Mis à jour le 08 décembre 2020 à 06h06

Cela se passe aujourd’hui. Pas à l’époque de Dickens, de Zola ou des Temps Modernes de Chaplin. Le 30 septembre 2014, le Chinois Xu Lizhi, 24 ans, se suicidait à Shenzhen. Il suait depuis 2010 sur les chaînes de production de Foxconn, géant mondial des produits électroniques grand public aux 1,4 million de salariés, fondé par le milliardaire Terry Gou. Dans le sud de la Chine, près de Hongkong, les usines de Shenzhen, baptisées Foxconn City, ont pour clients Amazon, Apple, Microsoft, IBM, Samsung, HP, Dell, Sony… Regroupant 350 000 ouvriers et ouvrières travaillant soixante heures par semaine, elles produisent ces smartphones, ordinateurs, consoles de jeu, liseuses et tablettes qui sont pour nous le signe de la modernité, et pour ceux qui les assemblent celui de la souffrance.
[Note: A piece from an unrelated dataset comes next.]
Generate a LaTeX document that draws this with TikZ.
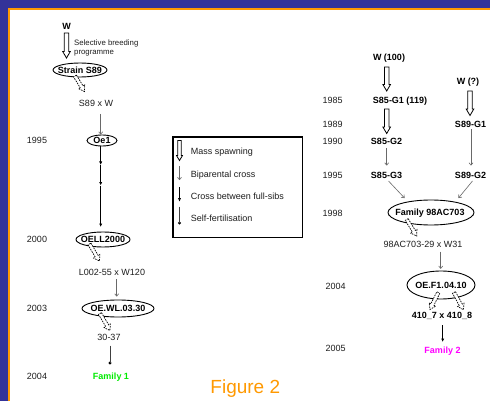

En 2010, dix-huit « iSlaves » de la multinationale taïwanaise, âgés de 17 à 25 ans, ont tenté de se suicider. Quatorze d’entre eux y sont parvenus, les autres souffrant de graves séquelles. En réponse, Foxconn n’a rien trouvé de mieux que de poser des grillages aux fenêtres et de tendre des filets de sécurité entre les bâtiments, pour empêcher les ouvriers de se tuer en sautant des dortoirs. A la suite de ces suicides, plusieurs ouvriers-esclaves ont raconté à des ONG et à des chercheurs leurs journées abrutissantes. Elles résultent, faut-il le rappeler, d’une « organisation scientifique du travail » conçue par l’ingénieur Frederick Winslow Taylor à la fin du XIXe siècle, et complétée par la chaîne de montage, mise au point en 1913 par le constructeur d'automobiles Henry Ford. Pendant que l'Europe, le Japon et l'Amérique du Nord aiment à s'imaginer comme des sociétés postindustrielles, ces techniques de production déshumanisantes sont plus que jamais appliquées par le management contemporain, loin des regards, dans les ateliers du monde. Mais les ouvriers de Foxconn sont nos ouvriers, et leurs conditions de travail ne dépendent que de nous.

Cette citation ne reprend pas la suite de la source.